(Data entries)
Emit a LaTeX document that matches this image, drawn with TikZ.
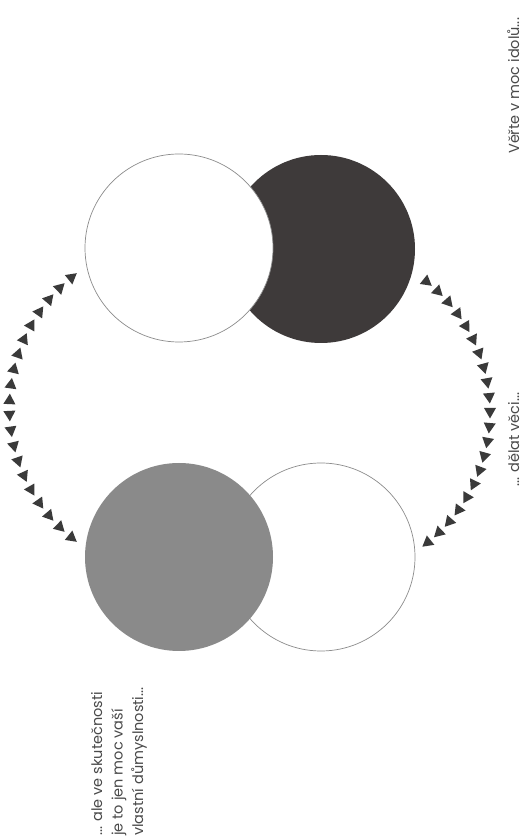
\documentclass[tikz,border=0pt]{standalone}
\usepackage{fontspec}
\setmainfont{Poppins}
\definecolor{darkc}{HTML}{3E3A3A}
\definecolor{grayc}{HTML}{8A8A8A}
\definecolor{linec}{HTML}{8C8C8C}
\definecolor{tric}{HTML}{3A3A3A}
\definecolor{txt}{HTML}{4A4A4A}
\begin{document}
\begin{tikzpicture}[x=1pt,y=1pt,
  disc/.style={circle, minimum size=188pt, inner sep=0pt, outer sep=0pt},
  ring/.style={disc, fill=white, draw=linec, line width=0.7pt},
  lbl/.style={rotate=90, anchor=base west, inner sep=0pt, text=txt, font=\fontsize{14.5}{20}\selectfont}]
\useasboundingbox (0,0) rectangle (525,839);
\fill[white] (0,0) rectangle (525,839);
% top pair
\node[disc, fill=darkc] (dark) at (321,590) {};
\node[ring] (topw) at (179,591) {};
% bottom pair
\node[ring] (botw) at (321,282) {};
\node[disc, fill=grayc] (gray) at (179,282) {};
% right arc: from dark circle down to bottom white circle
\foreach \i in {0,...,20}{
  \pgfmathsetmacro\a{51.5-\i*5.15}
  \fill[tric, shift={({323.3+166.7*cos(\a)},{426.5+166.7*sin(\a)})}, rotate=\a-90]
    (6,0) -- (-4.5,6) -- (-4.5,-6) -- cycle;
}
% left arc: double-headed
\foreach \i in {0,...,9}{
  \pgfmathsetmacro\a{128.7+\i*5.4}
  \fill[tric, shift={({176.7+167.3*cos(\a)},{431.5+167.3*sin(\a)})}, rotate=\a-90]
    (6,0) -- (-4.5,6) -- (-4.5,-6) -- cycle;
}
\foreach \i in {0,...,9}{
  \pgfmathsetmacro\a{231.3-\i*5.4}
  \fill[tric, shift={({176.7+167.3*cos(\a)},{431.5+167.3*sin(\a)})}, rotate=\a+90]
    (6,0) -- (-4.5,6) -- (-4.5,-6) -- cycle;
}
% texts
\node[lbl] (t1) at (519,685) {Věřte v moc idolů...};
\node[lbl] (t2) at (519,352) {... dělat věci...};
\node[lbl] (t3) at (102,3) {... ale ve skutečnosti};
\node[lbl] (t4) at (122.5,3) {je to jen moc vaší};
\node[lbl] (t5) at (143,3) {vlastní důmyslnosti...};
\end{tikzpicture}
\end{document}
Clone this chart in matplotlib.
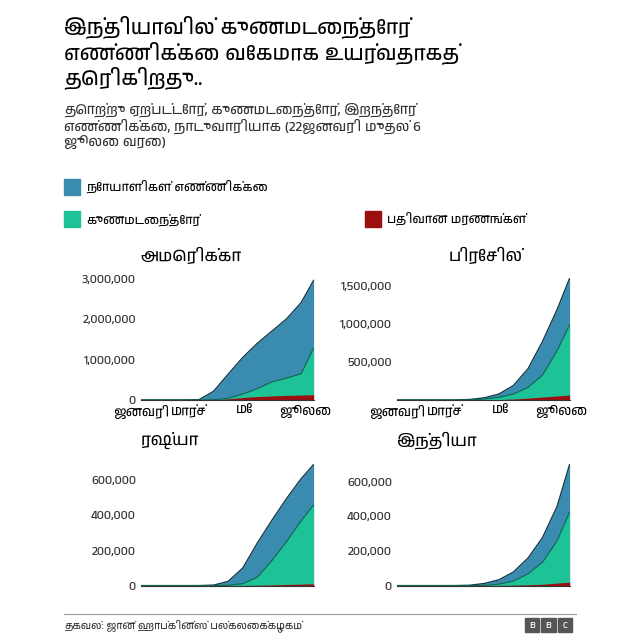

■ **SHORT PROBLEM**:
Transcribe all of the entries word for word, but skip any pictures they contain.

■ **EXERCISE SOLUTION**:
Emit a LaTeX document that matches this image, drawn with TikZ.
\documentclass[tikz,border=0pt]{standalone}
\usepackage{fontspec}
\setmainfont{Poppins}
\definecolor{darkc}{HTML}{3E3A3A}
\definecolor{grayc}{HTML}{8A8A8A}
\definecolor{linec}{HTML}{8C8C8C}
\definecolor{tric}{HTML}{3A3A3A}
\definecolor{txt}{HTML}{4A4A4A}
\begin{document}
\begin{tikzpicture}[x=1pt,y=1pt,
  disc/.style={circle, minimum size=188pt, inner sep=0pt, outer sep=0pt},
  ring/.style={disc, fill=white, draw=linec, line width=0.7pt},
  lbl/.style={rotate=90, anchor=base west, inner sep=0pt, text=txt, font=\fontsize{14.5}{20}\selectfont}]
\useasboundingbox (0,0) rectangle (525,839);
\fill[white] (0,0) rectangle (525,839);
% top pair
\node[disc, fill=darkc] (dark) at (321,590) {};
\node[ring] (topw) at (179,591) {};
% bottom pair
\node[ring] (botw) at (321,282) {};
\node[disc, fill=grayc] (gray) at (179,282) {};
% right arc: from dark circle down to bottom white circle
\foreach \i in {0,...,20}{
  \pgfmathsetmacro\a{51.5-\i*5.15}
  \fill[tric, shift={({323.3+166.7*cos(\a)},{426.5+166.7*sin(\a)})}, rotate=\a-90]
    (6,0) -- (-4.5,6) -- (-4.5,-6) -- cycle;
}
% left arc: double-headed
\foreach \i in {0,...,9}{
  \pgfmathsetmacro\a{128.7+\i*5.4}
  \fill[tric, shift={({176.7+167.3*cos(\a)},{431.5+167.3*sin(\a)})}, rotate=\a-90]
    (6,0) -- (-4.5,6) -- (-4.5,-6) -- cycle;
}
\foreach \i in {0,...,9}{
  \pgfmathsetmacro\a{231.3-\i*5.4}
  \fill[tric, shift={({176.7+167.3*cos(\a)},{431.5+167.3*sin(\a)})}, rotate=\a+90]
    (6,0) -- (-4.5,6) -- (-4.5,-6) -- cycle;
}
% texts
\node[lbl] (t1) at (519,685) {Věřte v moc idolů...};
\node[lbl] (t2) at (519,352) {... dělat věci...};
\node[lbl] (t3) at (102,3) {... ale ve skutečnosti};
\node[lbl] (t4) at (122.5,3) {je to jen moc vaší};
\node[lbl] (t5) at (143,3) {vlastní důmyslnosti...};
\end{tikzpicture}
\end{document}
Clone this chart in matplotlib.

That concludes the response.